Não é raro que a vedação da discussão da compensação não homologada em embargos à execução seja aplicada apenas em sede recursal, após sentença acolhendo a procedência do pedido do contribuinte, ou eventualmente a realização de perícia com conclusões favoráveis à existência do direito creditório. Nesses casos, ainda mais evidente a necessidade de manutenção da suspensão da execução fiscal, haja vista a demonstrada viabilidade de o contribuinte alcançar êxito em sua ação ordinária.

Foi justamente reconhecendo a probabilidade do direito do contribuinte ao reconhecimento da validade da compensação realizada, assim como o risco de dano representado pelo iminente trânsito em julgado dos embargos, após os quais a Procuradoria buscará a liquidação da garantia, que o juízo da 4ª Vara Federal de Execução Fiscal de Vitória (ES) concedeu tutela de urgência para manter uma execução fiscal correspondente sobrestada até o julgamento final da Ação Ordinária proposta para discutir o mérito da compensação pleiteada pelo contribuinte.

A decisão levou em consideração que nos autos dos embargos à execução havia sido proferida sentença dando-lhe provimento no mérito que foi reformada pelo TRF2 apenas em decorrência da nova interpretação dada ao teor do acórdão proferido no repetitivo (REsp 1.008.343/SP), sem o acórdão adentrar no mérito da questão de direito propriamente dita.

Fica demonstrado, assim, que a ação ordinária com pedido de tutela de urgência – dentre outras medidas que vêm sendo experimentadas igualmente com sucesso, como a conversão dos Embargos à Execução em Anulatória – pode ser uma alternativa para que os contribuintes prejudicados pela nova linha interpretativa acolhida pelo STJ a respeito da aplicação do art. 16, § 3º da LEF possam ter seu direito à ampla defesa devidamente assegurado.

Considerando a instrumentalidade do processo, o esperado é exatamente que, diante do enfrentamento de um obstáculo processual, se identifique no próprio sistema uma saída adequada, que permita o devido acesso à justiça.

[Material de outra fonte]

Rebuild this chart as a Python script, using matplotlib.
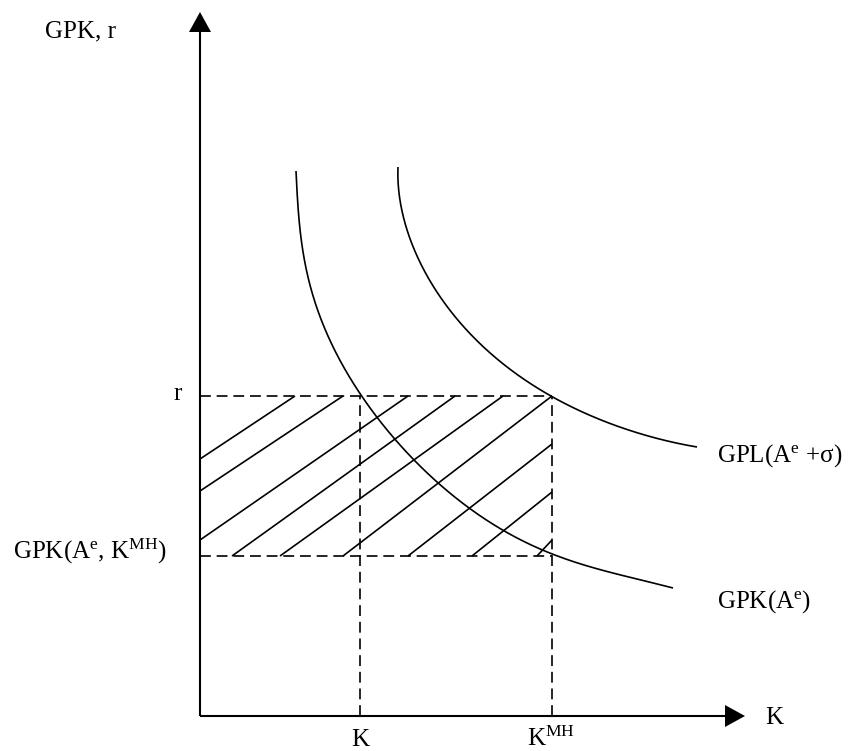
import numpy as np
from math import comb
import matplotlib
matplotlib.use("Agg")
import matplotlib.pyplot as plt
from matplotlib.patches import Polygon

plt.rcParams['font.family'] = ['Liberation Serif', 'DejaVu Serif']
plt.rcParams['mathtext.fontset'] = 'custom'
plt.rcParams['mathtext.rm'] = 'Liberation Serif'
plt.rcParams['mathtext.it'] = 'Liberation Serif:italic'

# ---- data ----
K_level = 16.0
KMH_level = 35.2
r_level = 32.0
gpk_level = 16.0

gpk_x = [9.6, 9.7, 9.9, 10.3, 10.8, 11.5, 12.3, 13.3, 14.7, 16.2, 19.6, 23.8, 26.9, 30.3, 35.2, 40.0, 47.3]
gpk_y = [54.5, 52.1, 49.1, 46.6, 44.1, 41.6, 39.1, 36.6, 34.3, 32.1, 27.6, 23.3, 20.8, 18.5, 16.3, 14.6, 12.8]

gpl_x = [19.8, 19.9, 20.2, 20.8, 21.5, 22.7, 24.2, 27.3, 30.7, 35.2, 40.7, 45.7, 49.7]
gpl_y = [54.9, 52.6, 50.3, 48.2, 46.6, 44.1, 41.6, 37.9, 34.9, 32.0, 29.3, 27.8, 26.9]

hatch_x0 = [0.0, 0.0, 0.0, 3.2, 8.0, 14.3, 20.8, 27.2, 33.7]
hatch_y0 = [25.7, 22.5, 17.6, 16.0, 16.0, 16.0, 16.0, 16.0, 16.0]
hatch_x1 = [9.5, 14.3, 20.8, 25.5, 30.3, 35.2, 35.2, 35.2, 35.2]
hatch_y1 = [32.0, 32.0, 32.0, 32.0, 32.0, 32.0, 27.2, 22.4, 17.6]

x_axis_end = 54.5
y_axis_end = 70.4

# ---- figure ----
fig = plt.figure(figsize=(8.6, 7.51), dpi=100)
ax = fig.add_axes([0, 0, 1, 1])
ax.set_xlim(-20, 66)
ax.set_ylim(-3.5, 71.6)
ax.axis('off')


def smooth_through(xs, ys, deg=5, iters=80, n_out=400):
    """Least-squares Bezier (ends fixed) through the read points, returned densely."""
    P = np.column_stack([xs, ys]).astype(float)
    d = np.r_[0, np.cumsum(np.hypot(*np.diff(P, axis=0).T))]
    t = d / d[-1]
    k = np.arange(deg + 1)
    binom = np.array([comb(deg, i) for i in k], dtype=float)

    def basis(tt):
        tt = tt[:, None]
        return binom * tt ** k * (1 - tt) ** (deg - k)

    def dbasis(tt):
        tt = tt[:, None]
        km = np.arange(deg)
        bm = np.array([comb(deg - 1, i) for i in km], dtype=float)
        return bm * tt ** km * (1 - tt) ** (deg - 1 - km)

    ctrl = None
    for _ in range(iters):
        B = basis(t)
        rhs = P - np.outer(B[:, 0], P[0]) - np.outer(B[:, -1], P[-1])
        C, *_ = np.linalg.lstsq(B[:, 1:-1], rhs, rcond=None)
        ctrl = np.vstack([P[0], C, P[-1]])
        Q = B @ ctrl
        D1 = deg * (dbasis(t) @ np.diff(ctrl, axis=0))
        diff = Q - P
        num = np.sum(diff * D1, axis=1)
        den = np.sum(D1 * D1, axis=1)
        den[den == 0] = 1
        t = np.clip(t - num / den, 0, 1)
        t[0], t[-1] = 0, 1
        t = np.maximum.accumulate(t)
    tt = np.linspace(0, 1, n_out)
    out = basis(tt) @ ctrl
    return out[:, 0], out[:, 1]


lw_curve = 1.2
for xs, ys in [(gpk_x, gpk_y), (gpl_x, gpl_y)]:
    sx, sy = smooth_through(xs, ys)
    ax.plot(sx, sy, color='black', lw=lw_curve, solid_capstyle='butt')

# axes with arrows
ax_lw = 1.5
ah_len = 2.0
ah_half = 1.1
ax.plot([0, 0], [0, y_axis_end - ah_len], color='black', lw=ax_lw, solid_capstyle='butt')
ax.plot([0, x_axis_end - ah_len], [0, 0], color='black', lw=ax_lw, solid_capstyle='butt')
ax.add_patch(Polygon([[-ah_half, y_axis_end - ah_len], [ah_half, y_axis_end - ah_len], [0, y_axis_end]],
                     closed=True, color='black', lw=0))
ax.add_patch(Polygon([[x_axis_end - ah_len, -ah_half], [x_axis_end - ah_len, ah_half], [x_axis_end, 0]],
                     closed=True, color='black', lw=0))

# dashed guide lines
dash = (0, (6.5, 3.5))
dlw = 1.2
ax.plot([0, KMH_level], [r_level, r_level], color='black', lw=dlw, linestyle=dash)
ax.plot([0, KMH_level], [gpk_level, gpk_level], color='black', lw=dlw, linestyle=dash)
ax.plot([K_level, K_level], [0, r_level], color='black', lw=dlw, linestyle=dash)
ax.plot([KMH_level, KMH_level], [0, r_level], color='black', lw=dlw, linestyle=dash)

# hatch
for x0, y0, x1, y1 in zip(hatch_x0, hatch_y0, hatch_x1, hatch_y1):
    ax.plot([x0, x1], [y0, y1], color='black', lw=1.2, solid_capstyle='butt')

fs = 18
ax.text(-15.5, 67.9, 'GPK, r', fontsize=fs, ha='left', va='baseline')
ax.text(-1.8, 31.6, 'r', fontsize=fs, ha='right', va='baseline')
ax.text(-18.7, 15.7, r'GPK(A$^{\rm e}$, K$^{\rm MH}$)', fontsize=fs, ha='left', va='baseline')
ax.text(51.7, 25.4, r'GPL(A$^{\rm e}$ +σ)', fontsize=fs, ha='left', va='baseline')
ax.text(51.7, 10.8, r'GPK(A$^{\rm e}$)', fontsize=fs, ha='left', va='baseline')
ax.text(56.5, -0.8, 'K', fontsize=fs, ha='left', va='baseline')
ax.text(K_level, -3.0, 'K', fontsize=fs, ha='center', va='baseline')
ax.text(32.7, -3.0, r'K$^{\rm MH}$', fontsize=fs, ha='left', va='baseline')

fig.savefig('out.png', dpi=100, facecolor='white')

1 Em especial quando do julgamento dos Embargos de Divergência no REsp nº 1.795.347/RJ, em 27 de outubro de 2021, quando o relator, ministro Gurgel de Faria, votou por não conhecer do recurso em razão do alinhamento de entendimento das Primeira e Segunda Turmas, afirmando que “passou a prevalecer no âmbito das Turmas que compõem a Primeira Seção a compreensão de que não ‘está a afastar da análise do Poder Judiciário o ato administrativo que indeferiu a compensação pleiteada pelo contribuinte. Contudo, é certo que os embargos à execução não são a via adequada para a perquirição de tais questões, as quais devem ser ventiladas em meio judicial próprio (…)”.